### REQUEST
Go through the listing and set it down exactly, leaving out its pictures.

--------------------

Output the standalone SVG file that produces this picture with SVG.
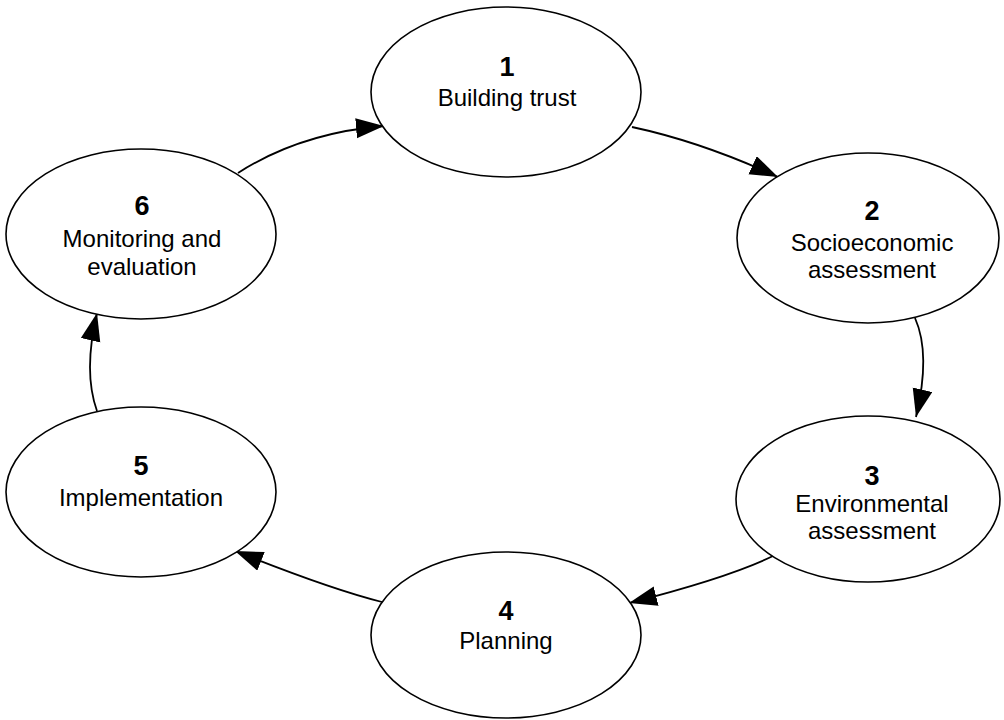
<svg xmlns="http://www.w3.org/2000/svg" width="1004" height="720" viewBox="0 0 1004 720">
<style>
.node ellipse{fill:#fff;stroke:#000;stroke-width:1.6}
.num{font-family:"Liberation Sans",Arial,sans-serif;font-weight:bold;font-size:27px;text-anchor:middle;fill:#000}
.lbl{font-family:"Liberation Sans",Arial,sans-serif;font-size:24px;text-anchor:middle;fill:#000}
.conn path{fill:none;stroke:#000;stroke-width:1.8;marker-end:url(#arr)}
</style>
<defs>
<marker id="arr" markerUnits="userSpaceOnUse" markerWidth="30" markerHeight="22" refX="28" refY="10" orient="auto">
<path d="M0,0 L28,10 L0,20 Z" fill="#000"/>
</marker>
</defs>
<rect width="1004" height="720" fill="#fff"/>
<g class="conn" id="connectors">
<path d="M238,173 Q300,133 384,126"/>
<path d="M632,127 Q702,142 778,177"/>
<path d="M915,318 Q931,354 916,417"/>
<path d="M775,555 Q731,577 629,603"/>
<path d="M382,602 Q330,589 235,551"/>
<path d="M97,411 Q83,372 97,313"/>
</g>
<g class="node" id="n1">
<ellipse cx="506" cy="92" rx="135" ry="85"/>
<text class="num" x="507" y="76">1</text>
<text class="lbl" x="507" y="106">Building trust</text>
</g>
<g class="node" id="n2">
<ellipse cx="868" cy="238" rx="131" ry="85"/>
<text class="num" x="872" y="220">2</text>
<text class="lbl" x="872" y="251">Socioeconomic</text>
<text class="lbl" x="872" y="278">assessment</text>
</g>
<g class="node" id="n3">
<ellipse cx="868" cy="499" rx="132" ry="83"/>
<text class="num" x="872" y="485">3</text>
<text class="lbl" x="872" y="512">Environmental</text>
<text class="lbl" x="872" y="539">assessment</text>
</g>
<g class="node" id="n4">
<ellipse cx="506" cy="635" rx="135" ry="83"/>
<text class="num" x="506" y="620">4</text>
<text class="lbl" x="506" y="649">Planning</text>
</g>
<g class="node" id="n5">
<ellipse cx="141" cy="492" rx="135" ry="85"/>
<text class="num" x="141" y="475">5</text>
<text class="lbl" x="141" y="506">Implementation</text>
</g>
<g class="node" id="n6">
<ellipse cx="141" cy="234" rx="135" ry="85"/>
<text class="num" x="142" y="215">6</text>
<text class="lbl" x="142" y="247">Monitoring and</text>
<text class="lbl" x="142" y="275">evaluation</text>
</g>
</svg>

--------------------

### EXERCISE OUTPUT
Output the standalone SVG file that produces this picture with SVG.
<svg xmlns="http://www.w3.org/2000/svg" width="1004" height="720" viewBox="0 0 1004 720">
<style>
.node ellipse{fill:#fff;stroke:#000;stroke-width:1.6}
.num{font-family:"Liberation Sans",Arial,sans-serif;font-weight:bold;font-size:27px;text-anchor:middle;fill:#000}
.lbl{font-family:"Liberation Sans",Arial,sans-serif;font-size:24px;text-anchor:middle;fill:#000}
.conn path{fill:none;stroke:#000;stroke-width:1.8;marker-end:url(#arr)}
</style>
<defs>
<marker id="arr" markerUnits="userSpaceOnUse" markerWidth="30" markerHeight="22" refX="28" refY="10" orient="auto">
<path d="M0,0 L28,10 L0,20 Z" fill="#000"/>
</marker>
</defs>
<rect width="1004" height="720" fill="#fff"/>
<g class="conn" id="connectors">
<path d="M238,173 Q300,133 384,126"/>
<path d="M632,127 Q702,142 778,177"/>
<path d="M915,318 Q931,354 916,417"/>
<path d="M775,555 Q731,577 629,603"/>
<path d="M382,602 Q330,589 235,551"/>
<path d="M97,411 Q83,372 97,313"/>
</g>
<g class="node" id="n1">
<ellipse cx="506" cy="92" rx="135" ry="85"/>
<text class="num" x="507" y="76">1</text>
<text class="lbl" x="507" y="106">Building trust</text>
</g>
<g class="node" id="n2">
<ellipse cx="868" cy="238" rx="131" ry="85"/>
<text class="num" x="872" y="220">2</text>
<text class="lbl" x="872" y="251">Socioeconomic</text>
<text class="lbl" x="872" y="278">assessment</text>
</g>
<g class="node" id="n3">
<ellipse cx="868" cy="499" rx="132" ry="83"/>
<text class="num" x="872" y="485">3</text>
<text class="lbl" x="872" y="512">Environmental</text>
<text class="lbl" x="872" y="539">assessment</text>
</g>
<g class="node" id="n4">
<ellipse cx="506" cy="635" rx="135" ry="83"/>
<text class="num" x="506" y="620">4</text>
<text class="lbl" x="506" y="649">Planning</text>
</g>
<g class="node" id="n5">
<ellipse cx="141" cy="492" rx="135" ry="85"/>
<text class="num" x="141" y="475">5</text>
<text class="lbl" x="141" y="506">Implementation</text>
</g>
<g class="node" id="n6">
<ellipse cx="141" cy="234" rx="135" ry="85"/>
<text class="num" x="142" y="215">6</text>
<text class="lbl" x="142" y="247">Monitoring and</text>
<text class="lbl" x="142" y="275">evaluation</text>
</g>
</svg>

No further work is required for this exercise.